With the end of the year comes the end of Early Winter data collection for the atlas. There’s still a little time, for owls at least, but now it’s just a matter of sharing any lingering eBird checklists or mailing in data forms so that we can wrap things up for that, penultimate, portion of the project.
Two months ago, we still had lots of gaping holes in our attempt to get a decent number of surveys in every block. Thanks to the great efforts of many people, and the truly exceptional efforts of a distinct few, we’ve managed to fill most of those gaps and will end the atlas with a impressive statewide sampling of Connecticut’s early winter birds.
Now, we need to do the same for the late winter.
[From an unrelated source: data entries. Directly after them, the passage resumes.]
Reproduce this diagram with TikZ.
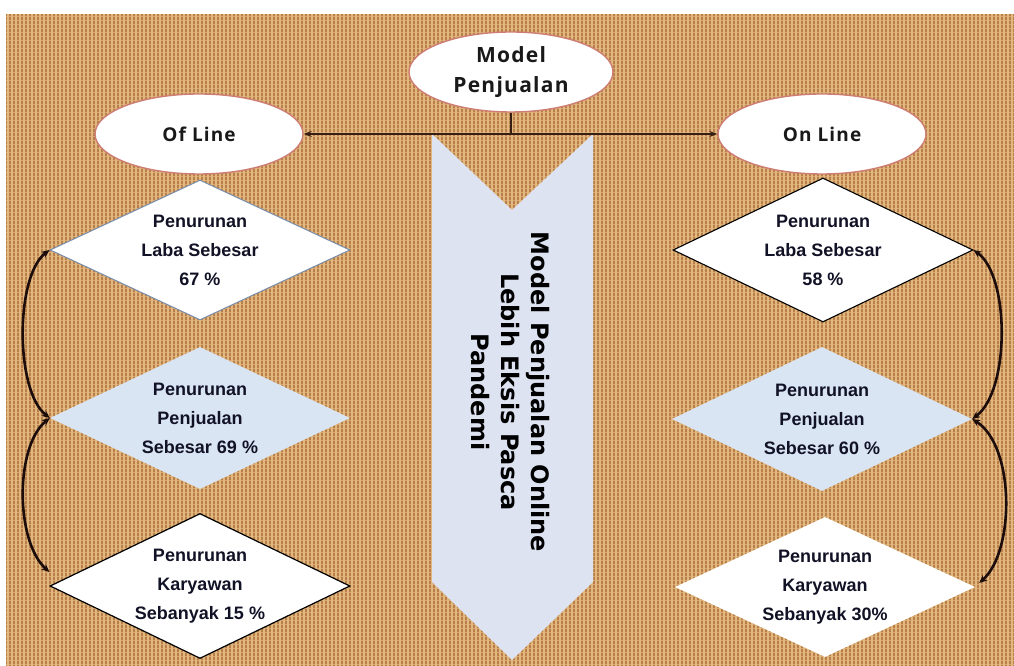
\documentclass[tikz,border=0pt]{standalone}
\usepackage{fontspec}
\usetikzlibrary{shapes.geometric,arrows.meta}
\newfontfamily\ellfont[LetterSpace=6]{Open Sans}
\newfontfamily\chevfont{DejaVu Sans}
\newfontfamily\diafont{Liberation Sans}
\definecolor{bgbrown}{RGB}{184,128,72}
\definecolor{weavecol}{RGB}{226,184,128}
\definecolor{weavecolh}{RGB}{214,168,112}
\definecolor{chevfill}{RGB}{221,227,241}
\definecolor{dialight}{RGB}{218,229,243}
\definecolor{ellborder}{RGB}{205,125,115}
\definecolor{linecol}{RGB}{55,30,20}
\definecolor{curvecol}{RGB}{28,12,12}
\definecolor{diatext}{RGB}{18,18,38}
\definecolor{diaborder}{RGB}{120,140,170}
\tikzset{
  weavev/.style={draw=weavecol, line width=1.3pt},
  weaveh/.style={draw=weavecolh, line width=0.7pt},
  ellnode/.style={ellipse, fill=white, draw=ellborder, line width=1.4pt,
    inner sep=0pt, align=center, text=black!90,
    font=\ellfont\bfseries\fontsize{21}{30}\selectfont},
  diabox/.style={diamond, shape aspect=2.1, inner sep=0pt, minimum width=300pt,
    align=center, text=diatext, font=\diafont\bfseries\fontsize{18}{29}\selectfont},
  diawhite/.style={diabox, fill=white},
  dialblue/.style={diabox, fill=dialight},
  harrow/.style={draw=linecol, line width=1.4pt, {Stealth[length=8pt,width=6pt]}-{Stealth[length=8pt,width=6pt]}},
  curvearrow/.style={draw=curvecol, line width=2.6pt, {Stealth[length=8pt,width=7pt]}-{Stealth[length=8pt,width=7pt]}},
}
\begin{document}
\begin{tikzpicture}[x=1pt,y=1pt]
\useasboundingbox (0,0) rectangle (1014,666);
\fill[white] (0,0) rectangle (1014,666);
\fill[bgbrown] (6,0) rectangle (1014,652);
\begin{scope}
\clip (6,0) rectangle (1014,652);
\foreach \y in {2,6,...,651} \draw[weaveh] (6,\y) -- (1014,\y);
\foreach \x in {8,12,...,1013} \draw[weavev] (\x,0) -- (\x,652);
\end{scope}

% central chevron
\fill[chevfill] (432,532) -- (512,456) -- (593,532) -- (593,84) -- (512,6) -- (432,84) -- cycle;
\node[rotate=-90, align=center, text=black, font=\chevfont\bfseries\fontsize{24}{30}\selectfont]
  (chevtext) at (510,274) {Model Penjualan Online\\Lebih Eksis Pasca\\Pandemi};

% ellipses
\node[ellnode, minimum width=204pt, minimum height=80pt] (model) at (511,594) {Model\\Penjualan};
\node[ellnode, minimum width=208pt, minimum height=80pt, font=\ellfont\bfseries\fontsize{19}{29}\selectfont] (ofl) at (199,532) {Of Line};
\node[ellnode, minimum width=208pt, minimum height=80pt, font=\ellfont\bfseries\fontsize{19}{29}\selectfont] (onl) at (822,532) {On Line};

\coordinate (junction) at (model.south |- ofl.east);
\draw[harrow] (ofl.east) -- (onl.west);
\draw[draw=linecol, line width=1.4pt] (model.south) -- (junction);

% left diamonds
\node[diawhite, draw=diaborder, line width=1pt, minimum height=140pt] (d1) at (200,416) {Penurunan\\Laba Sebesar\\67 \%};
\node[dialblue, minimum height=142pt] (d2) at (200,248) {Penurunan\\Penjualan\\Sebesar 69 \%};
\node[diawhite, draw=black, line width=1.2pt, minimum height=145pt] (d3) at (200,80) {Penurunan\\Karyawan\\Sebanyak 15 \%};

% right diamonds
\node[diawhite, draw=black, line width=1.1pt, minimum height=144pt] (r1) at (823,416) {Penurunan\\Laba Sebesar\\58 \%};
\node[dialblue, minimum height=144pt] (r2) at (822,247) {Penurunan\\Penjualan\\Sebesar 60 \%};
\node[diawhite, minimum height=140pt] (r3) at (825,79) {Penurunan\\Karyawan\\Sebanyak 30\%};

% curved connectors
\draw[curvearrow] (d1.west) .. controls (15,390) and (15,275) .. (d2.west);
\draw[curvearrow] (d2.west) .. controls (15,220) and (15,125) .. ([yshift=14pt]d3.west);
\draw[curvearrow] (r1.east) .. controls (1010,390) and (1010,275) .. (r2.east);
\draw[curvearrow] (r2.east) .. controls (1015,220) and (1015,115) .. ([xshift=4pt,yshift=4pt]r3.east);
\end{tikzpicture}
\end{document}
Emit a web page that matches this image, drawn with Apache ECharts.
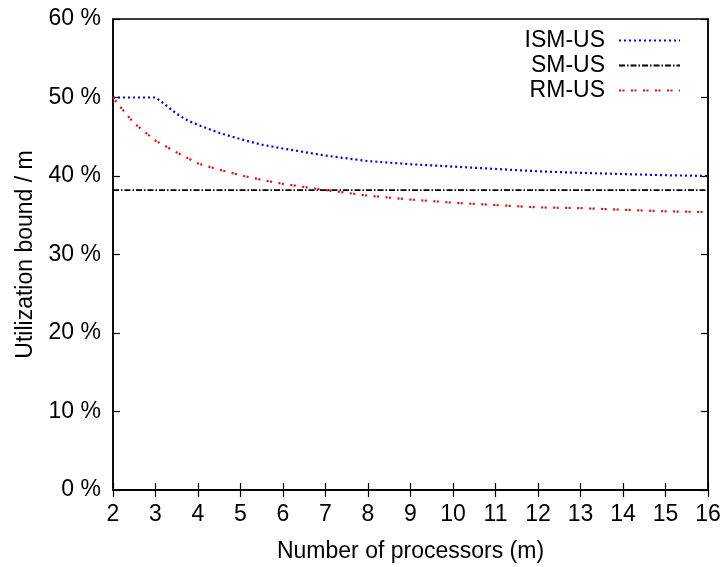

As we’ve done previously, we have highlighted those blocks that are our absolute top priorities (click here to see a larger format map):
Yellow blocks are those that have less than an hour of survey effort; in some cases, no data at all. Those in orange have less than 3 hours. Our minimum goal is to get all of these blocks over the 3-hour mark. Of course, our ideal is to get all blocks to a total of 10 hours across all years of the atlas, so there is useful work that can be done in any blocks that are not marked as 100% complete in this second map:
Our priorities, though, are the blocks that are not even close, as visits to those sites will maximize the amount of new information about the state’s birds. Unfortunately, January 2022 looks like it will be another month in which it will be best for social activities to be outside, and in (very) small groups. So, meeting up with a birding friend for a walk in one of the lesser-known parts of the state might be a good way to get a birding fix, while staying safe, and also helping with the final 2 months of atlas field work.